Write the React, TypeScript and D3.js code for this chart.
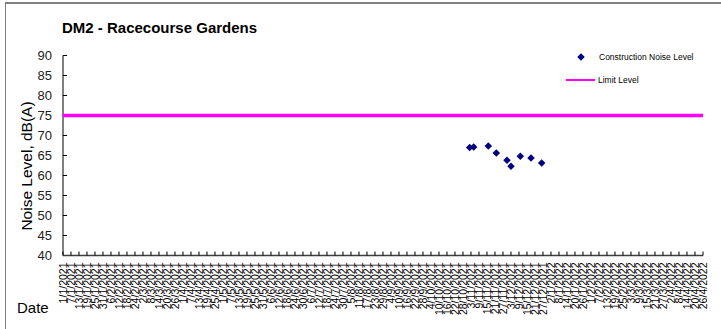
import React from "react";
import * as d3 from "d3";

const measureDates = [
  "2021-11-02", "2021-11-05", "2021-11-16", "2021-11-22", "2021-11-30",
  "2021-12-03", "2021-12-10", "2021-12-18", "2021-12-26",
];
const noiseLevels = [67.0, 67.1, 67.4, 65.6, 63.8, 62.3, 64.8, 64.4, 63.1];
const limitLevel = 75;
const yTicks = [40, 45, 50, 55, 60, 65, 70, 75, 80, 85, 90];
const xStart = "2021-01-01";
const xEnd = "2022-04-26";
const tickStepDays = 6;

const FONT = "Liberation Sans, Arial, sans-serif";

export default function App() {
  const W = 721, H = 329;
  const left = 63, right = 703, top = 55.5, bottom = 255.5;
  const parse = (s: string) => new Date(s + "T00:00:00Z");
  const x = d3.scaleUtc().domain([parse(xStart), parse(xEnd)]).range([left, right]);
  const y = d3.scaleLinear().domain([40, 90]).range([bottom, top]);
  const xTicks = d3.utcDay.range(parse(xStart), new Date(parse(xEnd).getTime() + 86400000), tickStepDays);
  const fmt = d3.utcFormat("%-d/%-m/%Y");
  const s = 5.2;
  const diamond = `M0,${-s * 0.72}L${s * 0.72},0L0,${s * 0.72}L${-s * 0.72},0Z`;

  return (
    <svg width={W} height={H} style={{ position: "absolute", left: 0, top: 0, background: "#fff" }} fontFamily={FONT}>
      <rect x={5.5} y={3} width={730} height={340} fill="#fff" stroke="#808080" strokeWidth={1} />
      <line x1={5} x2={721} y1={3} y2={3} stroke="#808080" strokeWidth={2} />
      <text x={62} y={33} fontSize={15} fontWeight="bold" fill="#000">DM2 - Racecourse Gardens</text>

      {/* y axis */}
      <line x1={left} x2={left} y1={top} y2={bottom} stroke="#000" strokeWidth={1} />
      {yTicks.map((t) => (
        <g key={t}>
          <line x1={left} x2={left + 4} y1={y(t)} y2={y(t)} stroke="#000" />
          <text x={52} y={y(t)} dy="0.35em" textAnchor="end" fontSize={13} fill="#222">{t}</text>
        </g>
      ))}
      <text transform={`translate(32,166) rotate(-90)`} textAnchor="middle" fontSize={15.5} fill="#000">Noise Level, dB(A)</text>

      {/* x axis */}
      <line x1={left} x2={right} y1={bottom} y2={bottom} stroke="#404040" strokeWidth={1.5} />
      {xTicks.map((d, i) => (
        <g key={i}>
          <line x1={x(d)} x2={x(d)} y1={bottom} y2={bottom - 4} stroke="#000" />
          <text transform={`translate(${x(d) + 3.8},${bottom + 7}) rotate(-90)`} textAnchor="end" fontSize={10.5} fill="#000">{fmt(d)}</text>
        </g>
      ))}
      <text x={17} y={313} fontSize={15} fill="#000">Date</text>

      {/* limit line */}
      <line x1={left} x2={right} y1={y(limitLevel)} y2={y(limitLevel)} stroke="#FF00FF" strokeWidth={3.5} />

      {/* points */}
      {measureDates.map((d, i) => (
        <path key={i} d={diamond} transform={`translate(${x(parse(d))},${y(noiseLevels[i])})`} fill="#000080" />
      ))}

      {/* legend */}
      <path d={diamond} transform="translate(581,57)" fill="#000080" />
      <text x={599} y={57} dy="0.35em" fontSize={8.5} fill="#000">Construction Noise Level</text>
      <line x1={566} x2={595} y1={80} y2={80} stroke="#FF00FF" strokeWidth={2} />
      <text x={598} y={80} dy="0.35em" fontSize={8.5} fill="#000">Limit Level</text>
    </svg>
  );
}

Task statement —
Reproduce the listing exactly. Leave its pictures out.

Expected answer —
Write the React, TypeScript and D3.js code for this chart.
import React from "react";
import * as d3 from "d3";

const measureDates = [
  "2021-11-02", "2021-11-05", "2021-11-16", "2021-11-22", "2021-11-30",
  "2021-12-03", "2021-12-10", "2021-12-18", "2021-12-26",
];
const noiseLevels = [67.0, 67.1, 67.4, 65.6, 63.8, 62.3, 64.8, 64.4, 63.1];
const limitLevel = 75;
const yTicks = [40, 45, 50, 55, 60, 65, 70, 75, 80, 85, 90];
const xStart = "2021-01-01";
const xEnd = "2022-04-26";
const tickStepDays = 6;

const FONT = "Liberation Sans, Arial, sans-serif";

export default function App() {
  const W = 721, H = 329;
  const left = 63, right = 703, top = 55.5, bottom = 255.5;
  const parse = (s: string) => new Date(s + "T00:00:00Z");
  const x = d3.scaleUtc().domain([parse(xStart), parse(xEnd)]).range([left, right]);
  const y = d3.scaleLinear().domain([40, 90]).range([bottom, top]);
  const xTicks = d3.utcDay.range(parse(xStart), new Date(parse(xEnd).getTime() + 86400000), tickStepDays);
  const fmt = d3.utcFormat("%-d/%-m/%Y");
  const s = 5.2;
  const diamond = `M0,${-s * 0.72}L${s * 0.72},0L0,${s * 0.72}L${-s * 0.72},0Z`;

  return (
    <svg width={W} height={H} style={{ position: "absolute", left: 0, top: 0, background: "#fff" }} fontFamily={FONT}>
      <rect x={5.5} y={3} width={730} height={340} fill="#fff" stroke="#808080" strokeWidth={1} />
      <line x1={5} x2={721} y1={3} y2={3} stroke="#808080" strokeWidth={2} />
      <text x={62} y={33} fontSize={15} fontWeight="bold" fill="#000">DM2 - Racecourse Gardens</text>

      {/* y axis */}
      <line x1={left} x2={left} y1={top} y2={bottom} stroke="#000" strokeWidth={1} />
      {yTicks.map((t) => (
        <g key={t}>
          <line x1={left} x2={left + 4} y1={y(t)} y2={y(t)} stroke="#000" />
          <text x={52} y={y(t)} dy="0.35em" textAnchor="end" fontSize={13} fill="#222">{t}</text>
        </g>
      ))}
      <text transform={`translate(32,166) rotate(-90)`} textAnchor="middle" fontSize={15.5} fill="#000">Noise Level, dB(A)</text>

      {/* x axis */}
      <line x1={left} x2={right} y1={bottom} y2={bottom} stroke="#404040" strokeWidth={1.5} />
      {xTicks.map((d, i) => (
        <g key={i}>
          <line x1={x(d)} x2={x(d)} y1={bottom} y2={bottom - 4} stroke="#000" />
          <text transform={`translate(${x(d) + 3.8},${bottom + 7}) rotate(-90)`} textAnchor="end" fontSize={10.5} fill="#000">{fmt(d)}</text>
        </g>
      ))}
      <text x={17} y={313} fontSize={15} fill="#000">Date</text>

      {/* limit line */}
      <line x1={left} x2={right} y1={y(limitLevel)} y2={y(limitLevel)} stroke="#FF00FF" strokeWidth={3.5} />

      {/* points */}
      {measureDates.map((d, i) => (
        <path key={i} d={diamond} transform={`translate(${x(parse(d))},${y(noiseLevels[i])})`} fill="#000080" />
      ))}

      {/* legend */}
      <path d={diamond} transform="translate(581,57)" fill="#000080" />
      <text x={599} y={57} dy="0.35em" fontSize={8.5} fill="#000">Construction Noise Level</text>
      <line x1={566} x2={595} y1={80} y2={80} stroke="#FF00FF" strokeWidth={2} />
      <text x={598} y={80} dy="0.35em" fontSize={8.5} fill="#000">Limit Level</text>
    </svg>
  );
}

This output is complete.